She Said Yes
Lynette Friesen sent this to me this week and it truly made me happy. Lynette’s quite the poet herself. Browse the lovely lines at her place.
God Says Yes To Me
Kaylin Haught
I asked God if it was okay to be melodramatic
and she said yes
I asked her if it was okay to be short
and she said it sure is
I asked her if I could wear nail polish
or not wear nail polish
and she said honey
she calls me that sometimes
she said you can do just exactly
what you want to
Thanks God I said
And is it even okay if I don’t paragraph
my letters
Sweetcakes God said
who knows where she picked that up
what I’m telling you is
Yes Yes Yes


Rachelle-
Rave:
I read your page off and on. whenever I do, I get some nugget I love
or something that challenges me.
Thank you.
do I have permission to rant?
every where people are moaning and groaning about Christianese - that code language that only Christians understand.
Please don’t invent your own language. You so beautifully use the english language -peppered with expressions we understand like bubble gum and bubble bath.
Please refrain from the use of latin. It is confusing (it is foriegn) to the outsider. It doesn’t make what you do better (it sounds snobby).
So much of what you do is fresh, I love it.
I am probably speaking out of line hear but if I may -
let go of your romanticism of discarded traditions of a dying institution…..Live into the future.
Thanks for listening-
huh?
i don’t get it. r, you are one of the few people i would send *anyone* to checkout, *anyday* of the week. i don’t get this vibe from you at all, but i guess it’s to your credit that someone wants to rant in your comments.
Isn’t it nice to have a God who makes no demands upon a person.
I’d hardly think that imagining God as less than anxious over a nail polish issue counts as deciding that God makes no demands on a person. It’s not a poem about social responsibility, it’s a poem about acceptance. I read this poem more along the lines of “Maybe God, like your friends, thinks you are someone to be called ‘Honey.’ Maybe God wants you to be who you are, not taller, or shorter, or quieter. Maybe God loves you whether or not you indent every paragraph.” I didn’t read it as “God never asks anything of me.”
agreed rebecca!
r
Stephen,
Don’t know if you’re still reading or not, but I thought I’d respond. Better late than never, right?
I’ve been deconstructing a traditional institution for some time now. That was neccessary for a time. But now, I’m tired of ripping things down. I want to build things back up. So I’m reconstructing a faith practice that makes sense to me. I adapt and use traditional practices not because I am a doe-eyed romantic, but because _they work for me._ They draw me closer to God. They expand my soul. They give me the tools, energy and inspiration I need to serve others.

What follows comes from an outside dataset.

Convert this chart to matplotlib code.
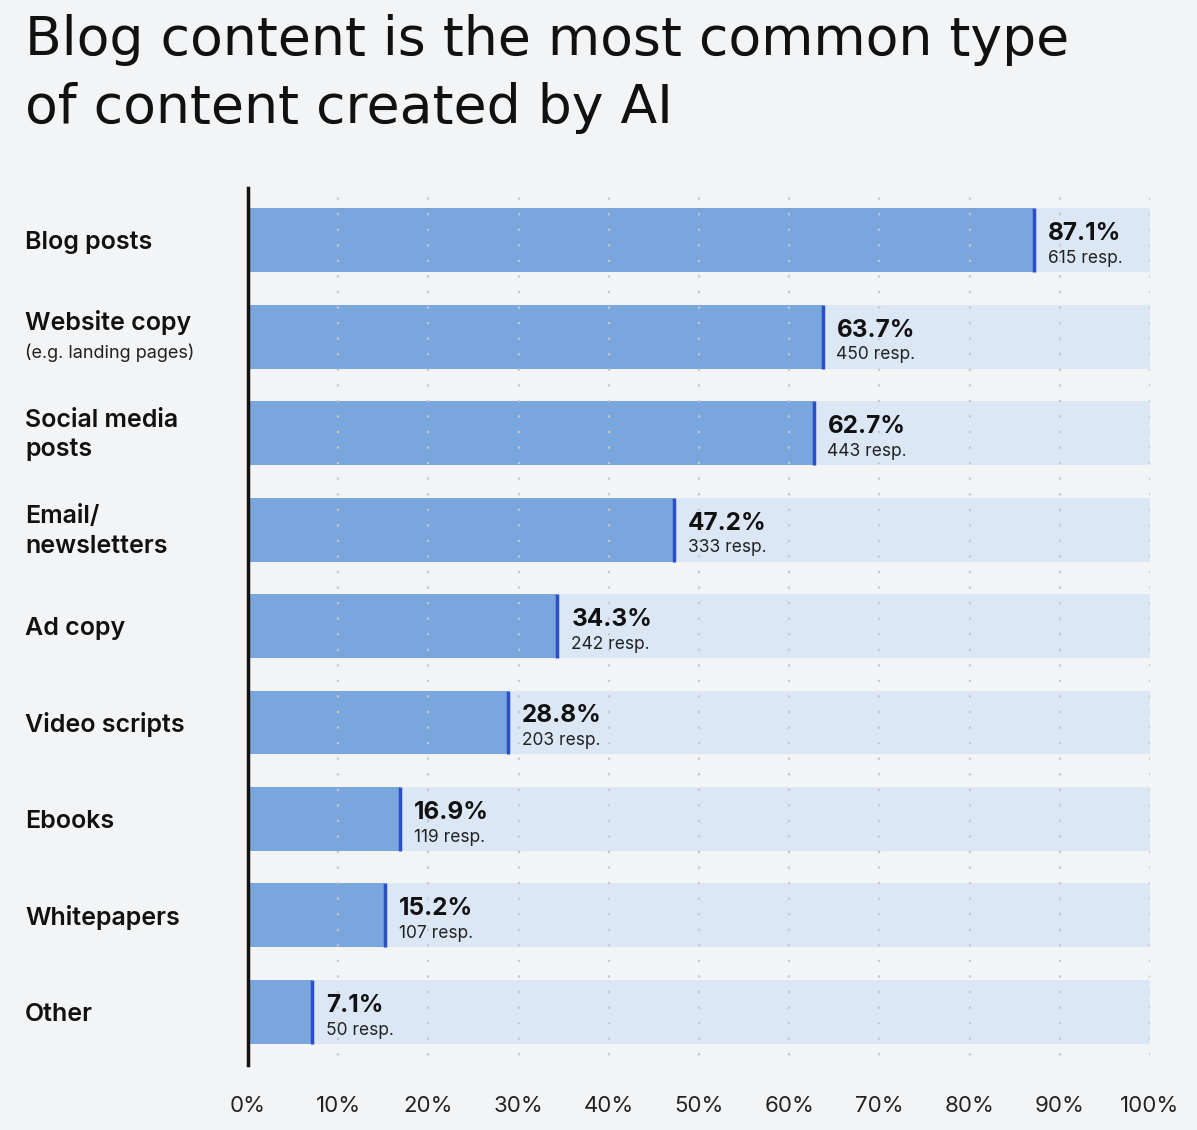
import matplotlib.pyplot as plt
import numpy as np

categories = ["Blog posts", "Website copy", "Social media\nposts", "Email/\nnewsletters",
              "Ad copy", "Video scripts", "Ebooks", "Whitepapers", "Other"]
sublabels = ["", "(e.g. landing pages)", "", "", "", "", "", "", ""]
percent = [87.1, 63.7, 62.7, 47.2, 34.3, 28.8, 16.9, 15.2, 7.1]
responses = [615, 450, 443, 333, 242, 203, 119, 107, 50]
xticks = [0, 10, 20, 30, 40, 50, 60, 70, 80, 90, 100]

BG = "#f3f4f6"
BAR = "#79a6dc"
TRACK = "#dbe7f5"
EDGE = "#2a4fc9"
GRID = "#c4c9d0"

plt.rcParams['font.family'] = ['Inter', 'DejaVu Sans']

fig = plt.figure(figsize=(11.97, 11.30), dpi=100, facecolor=BG)
ax = fig.add_axes([248 / 1197, 1 - 1065 / 1130, 902 / 1197, (1065 - 188) / 1130])
ax.set_facecolor(BG)

y = np.arange(len(categories))
h = 0.663

ax.barh(y, [100] * len(y), height=h, color=TRACK, zorder=1)
ax.barh(y, percent, height=h, color=BAR, zorder=2)
ax.vlines(percent, y - h / 2, y + h / 2, color=EDGE, lw=2.5, zorder=3)
ax.vlines(xticks[1:], -0.6, 8.6, color=GRID, lw=1.6, linestyles=(0, (1, 6)), zorder=4)

for yi, p, r in zip(y, percent, responses):
    ax.annotate(f"{p}%", (p, yi), xytext=(10, 0), textcoords="offset points",
                ha="left", va="baseline", fontsize=17.5, fontweight="bold", color="#111111", zorder=5)
    ax.annotate(f"{r} resp.", (p, yi), xytext=(10, -16.5), textcoords="offset points",
                ha="left", va="baseline", fontsize=12.5, color="#222222", zorder=5)

lx = 25 * 0.72
for yi, cat, sub in zip(y, categories, sublabels):
    if sub:
        ax.annotate(cat, (0, yi), xycoords=("figure fraction", "data"), xytext=(lx, 10),
                    textcoords="offset points", ha="left", va="center", fontsize=18,
                    fontweight="semibold", color="#111111")
        ax.annotate(sub, (0, yi), xycoords=("figure fraction", "data"), xytext=(lx, -12),
                    textcoords="offset points", ha="left", va="center", fontsize=13,
                    color="#222222")
    else:
        ax.annotate(cat, (0, yi), xycoords=("figure fraction", "data"), xytext=(lx, -1.5),
                    textcoords="offset points", ha="left", va="center", fontsize=18,
                    fontweight="semibold", color="#111111", linespacing=1.35)

ax.set_xlim(0, 100)
ax.set_ylim(8.55, -0.54)
ax.set_xticks(xticks)
ax.set_xticklabels([f"{t}%" for t in xticks], fontsize=16, color="#222222")
ax.set_yticks([])
ax.tick_params(axis="x", length=0, pad=22)
for s in ["top", "right", "bottom"]:
    ax.spines[s].set_visible(False)
ax.spines["left"].set_linewidth(2.5)
ax.spines["left"].set_color("#111111")
ax.spines["left"].set_zorder(6)

fig.text(25 / 1197, 1 - 14 / 1130, "Blog content is the most common type\nof content created by AI",
         ha="left", va="top", fontsize=38.6, color="#111111", family="DejaVu Sans", linespacing=1.4)

fig.savefig("out.png", dpi=100, facecolor=BG)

These practices are named in latin, so I use those names. It’s not an attempt to be snobby. Believe me, I bet anyone who knows me would tell you there’s not a snobby bone in my body. They’re just names. Lectio Divina means (roughly) holy reading. The Ignatian Examen is an examination of one’s life that was designed by a man named St. Ignaitas of Loyala. The forms that I describe here, and that I use every week, are very watered down versions of more complicated practices that are more difficult to engage with. It’s been my hope to make them more accessible for people.

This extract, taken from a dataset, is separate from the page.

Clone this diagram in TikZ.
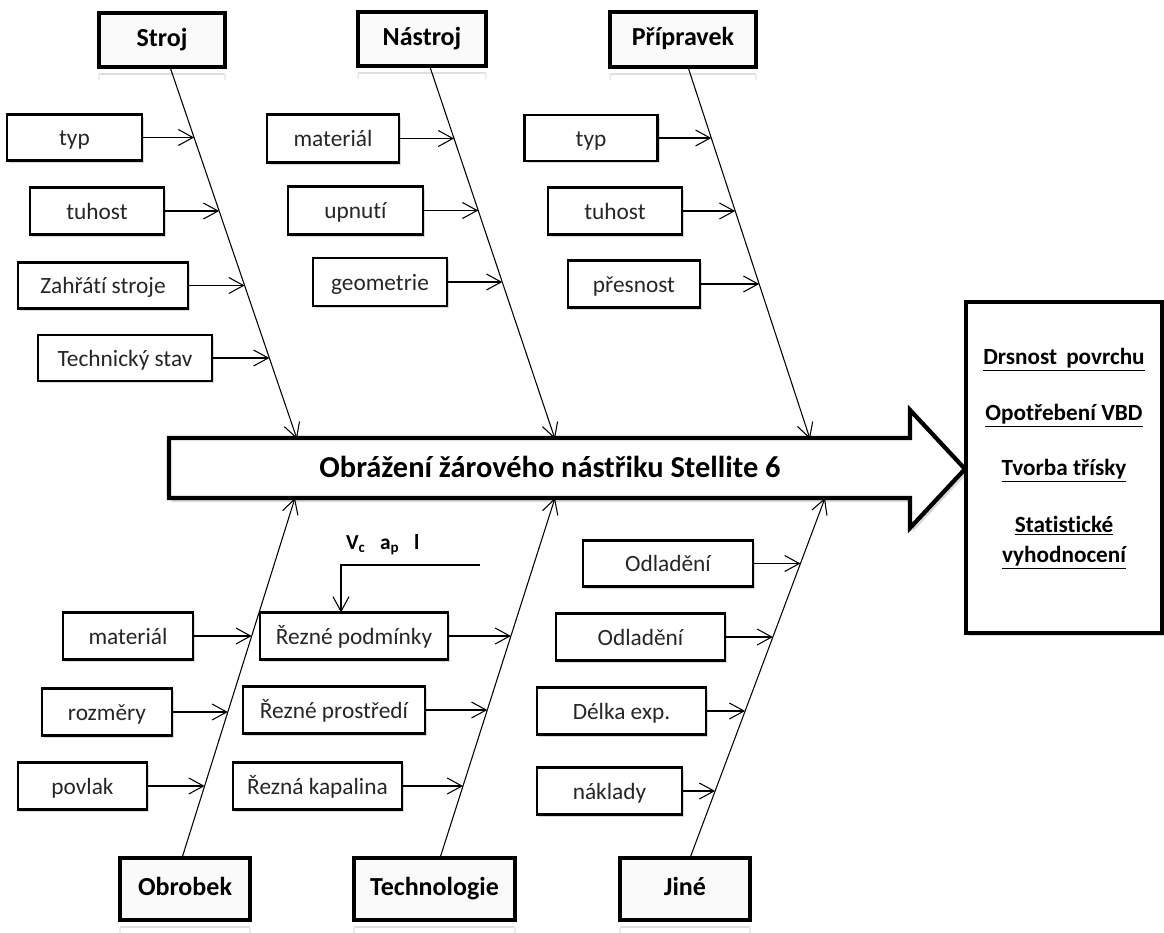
\documentclass[tikz,border=0pt]{standalone}
\usepackage{fontspec}
\setmainfont{Carlito}[Ligatures=NoCommon]
\usetikzlibrary{arrows.meta,shadows,calc}
\newcommand{\fbbranch}[3]{\draw[arr] let \p1=(#1.east), \p2=(#2), \p3=(#3), \n1={(\y1-\y2)/(\y3-\y2)} in (#1.east) -- ({\x2+\n1*(\x3-\x2)},\y1);}
\newcommand{\fbreflect}[1]{\draw[gray!25, line width=1.4pt] ([yshift=-5.5pt]#1.south west) -- ([yshift=-5.5pt]#1.south east);
  \draw[gray!15, line width=1.4pt] ([yshift=-5.5pt]#1.south west) -- ([yshift=-10pt]#1.south west);
  \draw[gray!15, line width=1.4pt] ([yshift=-5.5pt]#1.south east) -- ([yshift=-10pt]#1.south east);}
\begin{document}
\begin{tikzpicture}[x=0.75pt,y=-0.75pt,
  every node/.style={inner sep=0pt, outer sep=0pt},
  sz/.style 2 args={minimum width={#1*0.75pt}, minimum height={#2*0.75pt}},
  cause/.style={draw=black, line width=1.6pt, fill=white, text=black!85,
    font=\fontsize{17.5}{20}\selectfont, text height=15pt, text depth=3pt,
    drop shadow={shadow xshift=1.8pt, shadow yshift=-1.8pt, opacity=0.3}},
  cat/.style={draw=black, line width=3.6pt, fill=gray!4,
    font=\fontsize{19.5}{22}\selectfont\bfseries, text height=14pt, text depth=5pt,
    drop shadow={shadow xshift=1.5pt, shadow yshift=-1.5pt, opacity=0.2}},
  arr/.style={line width=0.8pt, -{Straight Barb[length=11pt,width=12pt]}},
  outtxt/.style={font=\fontsize{17.4}{20}\selectfont\bfseries, text height=14pt, text depth=4pt}
]
\useasboundingbox (0,0) rectangle (1164,932);

% main arrow (effect)
\draw[line width=3.2pt, fill=white, line join=miter,
  drop shadow={shadow xshift=2pt, shadow yshift=-3pt, opacity=0.3}]
  (169,438) -- (910,438) -- (910,410) -- (965,469) -- (910,528) -- (910,498) -- (169,498) -- cycle;
\node[font=\fontsize{22.8}{26}\selectfont\bfseries, text height=17pt, text depth=5pt] (effect) at (550,469) {Obrážení žárového nástřiku Stellite 6};

% result box
\node[draw=black, line width=3pt, fill=white, sz={196}{331},
  drop shadow={shadow xshift=2pt, shadow yshift=-2pt, opacity=0.3}] (out) at (1064,467.5) {};
\node[outtxt] (o1) at (1064,358) {\underline{Drsnost\, povrchu}};
\node[outtxt] (o2) at (1064,414) {\underline{Opotřebení VBD}};
\node[outtxt] (o3) at (1064,469) {\underline{Tvorba třísky}};
\node[outtxt] (o4) at (1064,526) {\underline{Statistické}};
\node[outtxt] (o5) at (1064,556) {\underline{vyhodnocení}};

% category boxes
\node[cat, sz={126}{54}] (stroj) at (162,40) {Stroj};
\node[cat, sz={128}{54}] (nastroj) at (422,39) {Nástroj};
\node[cat, sz={146}{55}] (prip) at (683,39.5) {Přípravek};
\node[cat, sz={130}{62}] (obrobek) at (185,889) {Obrobek};
\node[cat, sz={161}{62}] (techn) at (434.5,889) {Technologie};
\node[cat, sz={130}{62}] (jine) at (685,889) {Jiné};
\fbreflect{stroj}\fbreflect{nastroj}\fbreflect{prip}
\fbreflect{obrobek}\fbreflect{techn}\fbreflect{jine}

% spine coordinates
\coordinate (s1a) at (170,67);  \coordinate (s1b) at (297,439);
\coordinate (s2a) at (430,67);  \coordinate (s2b) at (555,439);
\coordinate (s3a) at (688,67);  \coordinate (s3b) at (810,439);
\coordinate (b1a) at (182,858); \coordinate (b1b) at (295,498);
\coordinate (b2a) at (440,858); \coordinate (b2b) at (555,498);
\coordinate (b3a) at (690,858); \coordinate (b3b) at (825,498);
\draw[arr] (s1a) -- (s1b);
\draw[arr] (s2a) -- (s2b);
\draw[arr] (s3a) -- (s3b);
\draw[arr] (b1a) -- (b1b);
\draw[arr] (b2a) -- (b2b);
\draw[arr] (b3a) -- (b3b);

% Stroj causes
\node[cause, sz={135}{46}] (typA) at (74.5,137.5) {typ};
\node[cause, sz={134}{47}] (tuhA) at (97,211) {tuhost};
\node[cause, sz={170}{46}] (zah) at (103,285.5) {Zahřátí stroje};
\node[cause, sz={174}{46}] (tech) at (125,358) {Technický stav};
% Nástroj causes
\node[cause, sz={132}{48}] (mat1) at (333,138.5) {materiál};
\node[cause, sz={135}{48}] (upn) at (355.5,210.5) {upnutí};
\node[cause, sz={134}{48}] (geo) at (380,282) {geometrie};
% Přípravek causes
\node[cause, sz={133}{46}] (typB) at (591,138) {typ};
\node[cause, sz={134}{47}] (tuhB) at (615,211) {tuhost};
\node[cause, sz={132}{47}] (pres) at (634,284) {přesnost};
% Obrobek causes
\node[cause, sz={130}{47}] (mat2) at (128,636) {materiál};
\node[cause, sz={130}{47}] (roz) at (107,712) {rozměry};
\node[cause, sz={129}{47}] (pov) at (82.5,786) {povlak};
% Technologie causes
\node[cause, sz={188}{47}] (rp) at (354,636) {Řezné podmínky};
\node[cause, sz={182}{47}] (rpr) at (334,710) {Řezné prostředí};
\node[cause, sz={169}{47}] (rk) at (317.5,786) {Řezná kapalina};
% Jiné causes
\node[cause, sz={170}{46}] (od1) at (668,563.5) {Odladění};
\node[cause, sz={169}{47}] (od2) at (640.5,637) {Odladění};
\node[cause, sz={169}{47}] (del) at (621.5,711) {Délka exp.};
\node[cause, sz={145}{47}] (nak) at (609.5,791) {náklady};

\fbbranch{typA}{s1a}{s1b}
\fbbranch{tuhA}{s1a}{s1b}
\fbbranch{zah}{s1a}{s1b}
\fbbranch{tech}{s1a}{s1b}
\fbbranch{mat1}{s2a}{s2b}
\fbbranch{upn}{s2a}{s2b}
\fbbranch{geo}{s2a}{s2b}
\fbbranch{typB}{s3a}{s3b}
\fbbranch{tuhB}{s3a}{s3b}
\fbbranch{pres}{s3a}{s3b}
\fbbranch{mat2}{b1a}{b1b}
\fbbranch{roz}{b1a}{b1b}
\fbbranch{pov}{b1a}{b1b}
\fbbranch{rp}{b2a}{b2b}
\fbbranch{rpr}{b2a}{b2b}
\fbbranch{rk}{b2a}{b2b}
\fbbranch{od1}{b3a}{b3b}
\fbbranch{od2}{b3a}{b3b}
\fbbranch{del}{b3a}{b3b}
\fbbranch{nak}{b3a}{b3b}

% cutting parameters
\node[font=\fontsize{16}{18}\selectfont\bfseries, anchor=base west] (par) at (346,549)
  {V\textsubscript{c}\hspace{11pt}a\textsubscript{p}\hspace{11pt}l};
\coordinate (pin) at (480,565);
\draw[arr] (pin) -| ([xshift=-9.75pt]rp.north);
\end{tikzpicture}
\end{document}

As for creating my own langauge which is as equally inaccesible as the old…I’m not sure what you are referring to. I do sometimes refer to the Spirit as the Muse. As this is my on-line journal, I do sometimes write about things that are my own. I think that’s okay.
I hope you keep reading. I’m glad some of my words have been understandable to you, and that they’ve brought a little bit of beauty to your day.
Thanks for reading,
R
Well, I have to say my writting wasn’t too clear.
I love the Kaylin Haught “Yes poem”.
I am not saying you are snobby. just the use of latin today sounds obscure - it could be understood as snobby - atleast to me it sounds inaccessable.
I love the practice of Lectio Divina. Just please use an english term for it. I know the prayers and practices had latin names originally - and it makes sense to use those names since that is what they have been called. but I don’t speak latin-
and I think Latin is annoying…. maybe other people love the use of Latin I don’t know.
I am just putting my own hang ups out there. I shouldn’t bother but I can’t help my self. I am gripping about the 1 % that gets under my skin. It is an issue of preferance; I should be bigger than that and applaud the 99% I love and shut up about the 1% that annoys me.
It is like the breast plate of St. Patrick prayer . it is a great prayer. I loved it the first time I heard it. Then I kept hearing it every where and I want to puke the fifth time I heard it. It is a good prayer; I just wish people would be more original and use their own words- and say what they mean.
Maybe I am a pathological critic and I should stop criticizing. I just know how I feel. Forgive my shallowness.